Over the course of a year, the small profits (the singles) on numerous trades of stocks that rose in value, would mount up. This was not a strategy for big hits, but for a small profit here, a small profit there; if shares rose, say, ten percent, the strategy might garner one or one and a half percent (because the calls would require the stocks to be sold). Over the course of a year, the small profits would add up (and would exceed any small losses when stocks went down and would be “put” to buyers).

That the foregoing description of the investment strategy was what was told me is evidenced by contemporaneous notes — which I still have — of the meeting with DiPascali on April 3, 1995 — the meeting with the number two man to a highly respected Wall Street figure. The notes of the meeting say:

The program will work as follows: I will be long 30 to 40 S&P 100 securities. The portfolio is configured so there is a perfect correlation with the S&P 100 index. It is hedged using index options. So if market goes up and you are in a short position on options, it causes the long assets you own to go up.
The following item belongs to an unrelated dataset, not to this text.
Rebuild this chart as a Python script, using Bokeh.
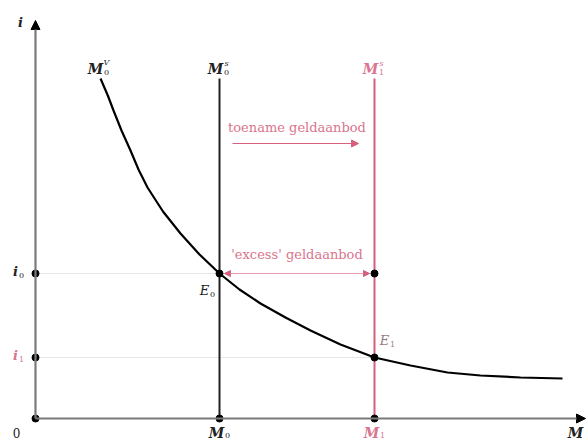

So you are long a basket of securities — our core assets — you have hedges. In a volatile market, you’ll do very well. In an even market or a down market, you’ll do okay.

Your long position is protected against going down by being long on puts on the index. Flip side is you have short calls so there will not be unending appreciation.

They are looking to hit lots of singles. It’s a leveraging type of game. If net goes up 10% you make 1 or 1.5%, while you are protected against losses on downside.

Results vary from month to month — some months you make zero, some 2%. The goal is to do twice the long term Treasury bill rate. So the goal now is about 15%. Last year just made it. Other years exceeded it. Doesn’t feel will exceed it now because more people (competitors) are doing it and this limits what you can squeeze out.

So the split-strike conversion strategy was what was described to me as the Madoff investment strategy, was a system that made a lot of sense to me, was what I invested in, and was all I intended to invest in.